▶ **EXERCISE INSTRUCTIONS**:
Please restate, exactly as written, the lines running from the beginning of the material through the line that has "162,70 142,76 162,82" in it.

▶ **DATA SHOWN**:

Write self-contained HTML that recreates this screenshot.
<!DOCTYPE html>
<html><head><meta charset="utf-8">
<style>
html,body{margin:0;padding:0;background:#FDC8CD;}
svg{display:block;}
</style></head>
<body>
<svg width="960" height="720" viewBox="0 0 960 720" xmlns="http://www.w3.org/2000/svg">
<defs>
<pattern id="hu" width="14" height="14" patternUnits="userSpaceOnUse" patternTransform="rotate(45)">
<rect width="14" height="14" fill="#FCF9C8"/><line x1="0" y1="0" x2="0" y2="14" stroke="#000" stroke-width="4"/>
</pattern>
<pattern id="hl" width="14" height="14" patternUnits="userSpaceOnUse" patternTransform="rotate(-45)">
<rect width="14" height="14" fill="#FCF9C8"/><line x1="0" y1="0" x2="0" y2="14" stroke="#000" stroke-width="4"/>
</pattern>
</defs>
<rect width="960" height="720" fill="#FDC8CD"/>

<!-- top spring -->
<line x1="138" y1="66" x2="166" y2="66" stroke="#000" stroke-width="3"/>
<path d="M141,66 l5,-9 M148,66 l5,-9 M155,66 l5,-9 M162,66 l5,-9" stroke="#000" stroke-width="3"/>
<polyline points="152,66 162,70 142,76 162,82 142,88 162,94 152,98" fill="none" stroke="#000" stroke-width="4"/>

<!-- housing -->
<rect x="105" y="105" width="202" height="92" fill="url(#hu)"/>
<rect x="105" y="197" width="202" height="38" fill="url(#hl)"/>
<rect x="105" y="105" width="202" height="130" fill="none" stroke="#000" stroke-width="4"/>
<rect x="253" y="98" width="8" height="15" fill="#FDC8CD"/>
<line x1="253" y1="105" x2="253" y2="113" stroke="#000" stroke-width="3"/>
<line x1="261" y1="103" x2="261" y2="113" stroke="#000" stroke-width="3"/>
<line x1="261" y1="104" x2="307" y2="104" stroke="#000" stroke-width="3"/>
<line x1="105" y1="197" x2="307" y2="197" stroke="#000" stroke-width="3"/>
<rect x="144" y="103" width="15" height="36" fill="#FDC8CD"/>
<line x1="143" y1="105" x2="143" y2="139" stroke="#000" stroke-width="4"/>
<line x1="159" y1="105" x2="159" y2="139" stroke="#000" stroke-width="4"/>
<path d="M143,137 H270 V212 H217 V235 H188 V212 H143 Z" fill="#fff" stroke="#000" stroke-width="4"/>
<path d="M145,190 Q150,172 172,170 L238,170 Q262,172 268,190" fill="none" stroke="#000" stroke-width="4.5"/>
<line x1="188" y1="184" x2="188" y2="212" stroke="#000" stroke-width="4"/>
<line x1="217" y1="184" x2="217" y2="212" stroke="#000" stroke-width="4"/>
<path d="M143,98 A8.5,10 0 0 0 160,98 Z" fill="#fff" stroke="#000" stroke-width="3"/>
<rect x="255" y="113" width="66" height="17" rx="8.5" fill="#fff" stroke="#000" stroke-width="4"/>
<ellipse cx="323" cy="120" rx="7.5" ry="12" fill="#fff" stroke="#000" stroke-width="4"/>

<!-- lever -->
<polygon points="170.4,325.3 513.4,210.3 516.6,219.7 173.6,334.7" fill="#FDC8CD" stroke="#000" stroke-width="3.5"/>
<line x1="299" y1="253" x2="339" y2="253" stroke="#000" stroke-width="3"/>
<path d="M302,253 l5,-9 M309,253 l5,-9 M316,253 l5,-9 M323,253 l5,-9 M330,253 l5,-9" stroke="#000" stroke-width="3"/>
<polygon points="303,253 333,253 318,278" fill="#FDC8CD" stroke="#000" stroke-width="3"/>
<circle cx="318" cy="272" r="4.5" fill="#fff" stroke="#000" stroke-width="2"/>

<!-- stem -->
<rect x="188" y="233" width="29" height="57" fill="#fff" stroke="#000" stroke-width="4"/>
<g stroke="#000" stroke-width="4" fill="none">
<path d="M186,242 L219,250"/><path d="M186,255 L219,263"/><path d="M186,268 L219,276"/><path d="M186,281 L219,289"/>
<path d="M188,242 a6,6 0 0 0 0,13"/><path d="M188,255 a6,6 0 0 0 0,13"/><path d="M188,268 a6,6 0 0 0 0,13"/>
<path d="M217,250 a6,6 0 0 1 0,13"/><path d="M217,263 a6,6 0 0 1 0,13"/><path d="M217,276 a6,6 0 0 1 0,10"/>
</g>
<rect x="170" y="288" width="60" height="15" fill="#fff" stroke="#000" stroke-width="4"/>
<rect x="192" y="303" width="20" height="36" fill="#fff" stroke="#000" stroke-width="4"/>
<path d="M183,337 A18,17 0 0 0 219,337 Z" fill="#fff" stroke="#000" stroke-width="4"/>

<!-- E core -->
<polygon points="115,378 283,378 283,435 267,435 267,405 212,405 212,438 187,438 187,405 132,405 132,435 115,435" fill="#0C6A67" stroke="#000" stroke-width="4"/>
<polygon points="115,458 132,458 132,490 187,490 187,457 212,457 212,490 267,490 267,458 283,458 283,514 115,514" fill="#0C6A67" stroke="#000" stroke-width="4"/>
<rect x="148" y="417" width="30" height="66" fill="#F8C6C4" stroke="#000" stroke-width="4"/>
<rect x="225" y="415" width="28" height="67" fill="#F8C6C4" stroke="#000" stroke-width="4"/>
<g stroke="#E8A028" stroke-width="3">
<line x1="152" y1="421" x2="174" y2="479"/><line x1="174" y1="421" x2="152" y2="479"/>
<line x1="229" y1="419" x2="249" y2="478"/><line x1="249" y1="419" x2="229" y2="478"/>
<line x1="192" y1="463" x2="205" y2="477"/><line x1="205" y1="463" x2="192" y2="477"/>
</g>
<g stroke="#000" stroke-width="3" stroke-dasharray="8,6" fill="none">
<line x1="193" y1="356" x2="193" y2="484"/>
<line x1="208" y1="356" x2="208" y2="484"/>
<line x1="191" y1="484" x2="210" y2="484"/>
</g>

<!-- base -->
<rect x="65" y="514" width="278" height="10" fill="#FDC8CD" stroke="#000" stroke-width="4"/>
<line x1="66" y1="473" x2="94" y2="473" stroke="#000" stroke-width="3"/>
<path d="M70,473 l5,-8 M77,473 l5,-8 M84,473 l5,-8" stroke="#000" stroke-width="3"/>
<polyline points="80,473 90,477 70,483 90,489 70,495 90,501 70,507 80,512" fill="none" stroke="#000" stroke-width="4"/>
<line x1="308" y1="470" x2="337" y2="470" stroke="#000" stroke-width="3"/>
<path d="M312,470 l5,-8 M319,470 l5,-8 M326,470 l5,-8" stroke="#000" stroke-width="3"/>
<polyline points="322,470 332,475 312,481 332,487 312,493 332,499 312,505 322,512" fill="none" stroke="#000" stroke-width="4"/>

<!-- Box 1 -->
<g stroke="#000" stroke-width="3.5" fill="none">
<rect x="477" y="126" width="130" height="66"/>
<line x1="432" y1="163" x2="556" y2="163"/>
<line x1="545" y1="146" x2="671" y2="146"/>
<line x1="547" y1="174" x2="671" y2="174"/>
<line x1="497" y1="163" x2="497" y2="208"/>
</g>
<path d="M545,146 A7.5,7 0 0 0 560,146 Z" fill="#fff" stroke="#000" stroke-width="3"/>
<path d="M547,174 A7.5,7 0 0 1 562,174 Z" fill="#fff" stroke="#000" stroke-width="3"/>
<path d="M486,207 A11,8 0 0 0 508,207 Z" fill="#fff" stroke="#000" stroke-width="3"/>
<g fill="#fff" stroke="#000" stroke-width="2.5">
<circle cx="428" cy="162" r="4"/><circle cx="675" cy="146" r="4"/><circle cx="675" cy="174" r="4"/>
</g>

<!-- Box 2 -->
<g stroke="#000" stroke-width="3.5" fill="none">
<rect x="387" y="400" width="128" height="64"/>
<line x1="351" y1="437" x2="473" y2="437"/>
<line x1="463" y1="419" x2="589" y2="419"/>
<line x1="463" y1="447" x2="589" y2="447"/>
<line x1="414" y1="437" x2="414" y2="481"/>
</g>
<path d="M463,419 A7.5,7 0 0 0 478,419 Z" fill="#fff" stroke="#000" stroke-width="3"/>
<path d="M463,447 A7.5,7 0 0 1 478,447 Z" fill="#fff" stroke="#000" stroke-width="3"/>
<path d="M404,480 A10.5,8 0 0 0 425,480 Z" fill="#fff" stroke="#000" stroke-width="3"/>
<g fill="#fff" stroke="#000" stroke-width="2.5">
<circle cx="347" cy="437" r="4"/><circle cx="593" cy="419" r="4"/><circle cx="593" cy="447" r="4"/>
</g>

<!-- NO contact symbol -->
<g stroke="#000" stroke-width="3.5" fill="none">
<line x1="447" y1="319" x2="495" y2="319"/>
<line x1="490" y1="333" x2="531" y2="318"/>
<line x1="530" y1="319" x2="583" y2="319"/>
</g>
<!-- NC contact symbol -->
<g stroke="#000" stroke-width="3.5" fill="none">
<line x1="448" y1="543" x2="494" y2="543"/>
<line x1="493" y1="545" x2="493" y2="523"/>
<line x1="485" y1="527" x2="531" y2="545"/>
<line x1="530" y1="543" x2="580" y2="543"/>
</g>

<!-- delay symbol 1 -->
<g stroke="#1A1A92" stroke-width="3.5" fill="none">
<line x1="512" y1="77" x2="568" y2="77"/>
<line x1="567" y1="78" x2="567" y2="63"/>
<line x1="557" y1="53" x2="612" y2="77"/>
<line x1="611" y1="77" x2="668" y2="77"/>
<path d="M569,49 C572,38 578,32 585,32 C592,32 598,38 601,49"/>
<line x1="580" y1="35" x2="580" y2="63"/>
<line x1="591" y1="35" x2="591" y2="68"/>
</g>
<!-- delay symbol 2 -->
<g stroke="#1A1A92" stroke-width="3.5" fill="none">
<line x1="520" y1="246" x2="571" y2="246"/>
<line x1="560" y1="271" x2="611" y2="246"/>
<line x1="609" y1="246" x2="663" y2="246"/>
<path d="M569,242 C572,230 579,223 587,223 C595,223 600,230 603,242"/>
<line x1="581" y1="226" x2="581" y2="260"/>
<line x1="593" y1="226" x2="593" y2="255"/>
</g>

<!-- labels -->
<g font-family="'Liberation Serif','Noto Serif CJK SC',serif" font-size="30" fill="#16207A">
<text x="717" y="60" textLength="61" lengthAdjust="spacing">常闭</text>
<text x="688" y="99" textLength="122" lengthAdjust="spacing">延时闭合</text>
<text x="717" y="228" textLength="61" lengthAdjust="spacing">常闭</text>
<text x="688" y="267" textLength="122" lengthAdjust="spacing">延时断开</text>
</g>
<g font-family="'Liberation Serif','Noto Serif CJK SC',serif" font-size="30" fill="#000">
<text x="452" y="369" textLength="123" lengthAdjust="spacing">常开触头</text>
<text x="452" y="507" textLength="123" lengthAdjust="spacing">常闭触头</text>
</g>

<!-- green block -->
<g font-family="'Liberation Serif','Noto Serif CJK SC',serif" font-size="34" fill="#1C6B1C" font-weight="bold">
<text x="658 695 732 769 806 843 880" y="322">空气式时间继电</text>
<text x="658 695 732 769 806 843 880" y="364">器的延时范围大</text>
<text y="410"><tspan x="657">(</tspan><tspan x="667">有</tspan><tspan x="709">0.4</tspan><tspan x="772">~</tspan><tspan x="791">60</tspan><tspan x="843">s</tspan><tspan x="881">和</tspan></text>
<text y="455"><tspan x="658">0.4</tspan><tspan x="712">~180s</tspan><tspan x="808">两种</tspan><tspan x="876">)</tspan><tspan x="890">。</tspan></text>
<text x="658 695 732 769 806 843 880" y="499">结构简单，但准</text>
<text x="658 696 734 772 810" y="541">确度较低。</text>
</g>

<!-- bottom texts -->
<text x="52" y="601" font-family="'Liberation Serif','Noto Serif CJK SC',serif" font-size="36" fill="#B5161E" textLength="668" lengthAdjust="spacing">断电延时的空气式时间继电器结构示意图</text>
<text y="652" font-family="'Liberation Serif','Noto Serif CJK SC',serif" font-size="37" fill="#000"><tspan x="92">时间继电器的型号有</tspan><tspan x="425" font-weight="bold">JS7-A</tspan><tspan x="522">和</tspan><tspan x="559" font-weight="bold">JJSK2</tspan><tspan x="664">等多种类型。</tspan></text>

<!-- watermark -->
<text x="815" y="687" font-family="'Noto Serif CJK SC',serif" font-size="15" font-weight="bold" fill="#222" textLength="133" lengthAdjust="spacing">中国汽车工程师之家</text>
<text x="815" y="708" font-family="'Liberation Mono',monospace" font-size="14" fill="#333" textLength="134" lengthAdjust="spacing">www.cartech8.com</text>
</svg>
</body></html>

▶ **EXPECTED ANSWER**:
Write self-contained HTML that recreates this screenshot.
<!DOCTYPE html>
<html><head><meta charset="utf-8">
<style>
html,body{margin:0;padding:0;background:#FDC8CD;}
svg{display:block;}
</style></head>
<body>
<svg width="960" height="720" viewBox="0 0 960 720" xmlns="http://www.w3.org/2000/svg">
<defs>
<pattern id="hu" width="14" height="14" patternUnits="userSpaceOnUse" patternTransform="rotate(45)">
<rect width="14" height="14" fill="#FCF9C8"/><line x1="0" y1="0" x2="0" y2="14" stroke="#000" stroke-width="4"/>
</pattern>
<pattern id="hl" width="14" height="14" patternUnits="userSpaceOnUse" patternTransform="rotate(-45)">
<rect width="14" height="14" fill="#FCF9C8"/><line x1="0" y1="0" x2="0" y2="14" stroke="#000" stroke-width="4"/>
</pattern>
</defs>
<rect width="960" height="720" fill="#FDC8CD"/>

<!-- top spring -->
<line x1="138" y1="66" x2="166" y2="66" stroke="#000" stroke-width="3"/>
<path d="M141,66 l5,-9 M148,66 l5,-9 M155,66 l5,-9 M162,66 l5,-9" stroke="#000" stroke-width="3"/>
<polyline points="152,66 162,70 142,76 162,82 142,88 162,94 152,98" fill="none" stroke="#000" stroke-width="4"/>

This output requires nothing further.